Rounding the corner and seeing the finish line took away any pain I was feeling. About a hundred feet from the finish line was the announcer yelling into a microphone. She saw my shirt and yelled out “alright American Cancer Society and Team Determination!!!”. I hadn’t seen her until that moment and she had a hand up in my face for a high-five. I might have managed a smile and crossed the finish line.
After receiving my medal I considered going to the medical tent to grab a bag of ice for my foot. Nah. That can wait to later.
Enjoyed an Evol burrito (you must go buy those now!) and some water. I did a little stretching, which made things start to hurt, and grabbed a couple bags of cheese fries things. I left the finish area and headed for beer. My ID was in my camelback which would mean taking it off to retrive it. That’s when I noticed I was a bit stiff and sore. I plopped down in front of the beer garden entrance and removed my bag to get the ID. After what seemed like 20 minutes, I was ready to enter. Getting the beer was fast and I sat down to enjoy a live band.
Another marathon finish complete. I finish these with a sense of glad I finished 26.2 miles and wish I could go faster. I’m glad that I finished, but really wished I had the time to put in to go under 4 hours or even qualify for Boston. I know that the ability is there as this time is an hour faster then my first marathon in 2009. The opportunity to improve is always there, it is a matter of having the plan, support, and effort to put into getting there.

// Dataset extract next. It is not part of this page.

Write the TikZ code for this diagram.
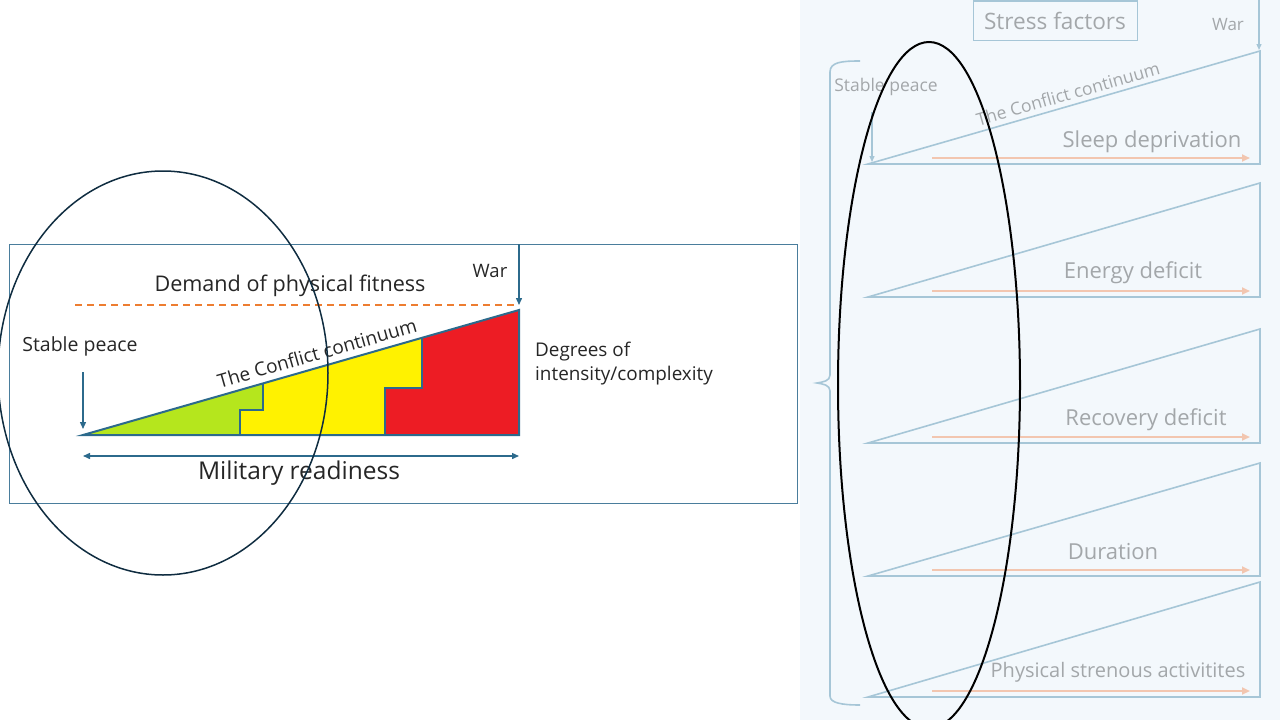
\documentclass[tikz,border=0pt]{standalone}
\usepackage{fontspec}
\setmainfont{Open Sans}
\usetikzlibrary{arrows.meta}
\definecolor{frameblue}{HTML}{4A7D9C}
\definecolor{triblue}{HTML}{2C6A8C}
\definecolor{dashor}{HTML}{ED7D31}
\definecolor{lime}{HTML}{B5E61D}
\definecolor{yel}{HTML}{FFF200}
\definecolor{redc}{HTML}{ED1C24}
\definecolor{navy}{HTML}{0F2C40}
\definecolor{bgblue}{HTML}{F3F8FC}
\definecolor{lineblue}{HTML}{A6C6D7}
\definecolor{txtgray}{HTML}{A3A7AA}
\definecolor{peach}{HTML}{F2C6B0}
\tikzset{
  fsz/.style={font=\fontsize{#1}{#1}\selectfont},
  lbl/.style={inner sep=0pt, text=black!85},
  glbl/.style={inner sep=0pt, text=txtgray},
  darr/.style={-{Triangle[length=7pt,width=6pt]}, line width=1.4pt, draw=triblue},
  larr/.style={-{Triangle[length=6pt,width=5pt]}, line width=1.3pt, draw=lineblue},
  parr/.style={-{Triangle[length=8pt,width=7pt]}, line width=2pt, draw=peach},
  tri/.style={draw=lineblue, line width=1.6pt, line join=miter},
}
\begin{document}
\begin{tikzpicture}[x=1pt,y=-1pt]
\useasboundingbox (0,0) rectangle (1280,720);
\begin{scope}
\clip (0,0) rectangle (1280,720);
% ---------- left panel ----------
\node[draw=frameblue, line width=1pt, minimum width=788pt, minimum height=259pt, inner sep=0pt, anchor=north west] (frame) at (9,244) {};
% coordinates of the wedge
\coordinate (A) at (83,435);
\coordinate (B) at (519,310);
\coordinate (C) at (519,435);
% colored regions
\fill[redc] (385,435) -- (385,388) -- (422,388) -- (422,337.8) -- (B) -- (C) -- cycle;
\fill[yel] (240,435) -- (240,410) -- (263,410) -- (263,383.4) -- (422,337.8) -- (422,388) -- (385,388) -- (385,435) -- cycle;
\fill[lime] (A) -- (263,383.4) -- (263,410) -- (240,410) -- (240,435) -- cycle;
\draw[triblue, line width=1.3pt] (240,435) -- (240,410) -- (263,410) -- (263,383.4);
\draw[triblue, line width=1.3pt] (385,435) -- (385,388) -- (422,388) -- (422,337.8);
\draw[triblue, line width=2pt, line join=miter] (A) -- (B) -- (C) -- cycle;
% dashed demand line
\coordinate (d1) at (75,305);
\coordinate (d2) at (516,305);
\draw[dashor, line width=1.5pt, dash pattern=on 7pt off 5pt] (d1) -- (d2);
\node[lbl, fsz=21.6] (demand) at (290,286) {Demand of physical fitness};
% War
\node[lbl, fsz=18.5] (war) at (490,271) {War};
\coordinate (w1) at (519,244);
\coordinate (w2) at (519,305);
\draw[darr] (w1) -- (w2);
% Stable peace
\node[lbl, fsz=19.5] (stable) at (80,346) {Stable peace};
\coordinate (s1) at (83,372);
\coordinate (s2) at (83,429);
\draw[darr] (s1) -- (s2);
% Conflict continuum
\node[lbl, fsz=19, rotate=16] (conflict) at (317,353) {The Conflict continuum};
% Degrees
\node[lbl, anchor=west, align=left, font=\fontsize{18.9}{24}\selectfont] (degrees) at (535,364) {Degrees of\\intensity/complexity};
% Military readiness
\coordinate (m1) at (83,456);
\coordinate (m2) at (519,456);
\draw[darr, {Triangle[length=7pt,width=6pt]}-{Triangle[length=7pt,width=6pt]}] (m1) -- (m2);
\node[lbl, fsz=24.5] (military) at (299,473) {Military readiness};
% ellipse
\draw[navy, line width=1.5pt] (163,373) ellipse [x radius=165, y radius=202];

% ---------- right panel ----------
\fill[bgblue] (800,0) rectangle (1280,720);
\node[draw=lineblue, line width=1pt, minimum width=164pt, minimum height=39pt, inner sep=0pt, glbl, fsz=22.6] (stress) at (1055,20.5) {Stress factors};
\node[glbl, fsz=17] (war2) at (1228,25) {War};
\coordinate (w3) at (1259,0);
\coordinate (w4) at (1259,50);
\draw[larr] (w3) -- (w4);
\node[glbl, fsz=17.5] (stable2) at (886,87) {Stable peace};
\coordinate (s3) at (872,112);
\coordinate (s4) at (872,162);
\draw[larr] (s3) -- (s4);
% brace
\draw[lineblue, line width=1.6pt] (860,61) .. controls (842,61) and (830,62) .. (830,72) -- (830,375)
  .. controls (830,381) and (823,382) .. (817,383) .. controls (823,384) and (830,385) .. (830,391)
  -- (830,696) .. controls (830,703) and (842,705) .. (860,705);
% wedges
\foreach \b/\t/\n in {164/51/1, 297/183/2, 443/329/3, 576/463/4, 697/582/5}{
  \coordinate (L\n) at (868,\b);
  \coordinate (T\n) at (1260,\t);
  \coordinate (R\n) at (1260,\b);
  \draw[tri] (L\n) -- (T\n) -- (R\n) -- cycle;
  \coordinate (p\n a) at (932,\b-6);
  \coordinate (p\n b) at (1250,\b-6);
  \draw[parr] (p\n a) -- (p\n b);
}
\node[glbl, fsz=17.5, rotate=16] (conflict2) at (1068,94) {The Conflict continuum};
\node[glbl, fsz=22] (sleep) at (1152,142) {Sleep deprivation};
\node[glbl, fsz=22] (energy) at (1133,273) {Energy deficit};
\node[glbl, fsz=22] (recovery) at (1146,420) {Recovery deficit};
\node[glbl, fsz=22] (duration) at (1113,552) {Duration};
\node[glbl, fsz=20] (physical) at (1118,672) {Physical strenous activitites};
% ellipse right
\draw[black, line width=2pt] (929,385) ellipse [x radius=91, y radius=343];
\end{scope}
\end{tikzpicture}
\end{document}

Someone asked me the next day how I was walking around after running a marathon. That never really occurred to me that I wouldn’t be walking around the next day. As long as I was conscious about how my left foot landed, there was very little pain. Some soreness, but nothing that I would let cripple me. After all, I got home from the marathon, took a shower, then walked around the neighborhood with my son for 2 hours as he sold popcorn. Life moves forward with or without you. One can choose just to watch it go by or become part of life.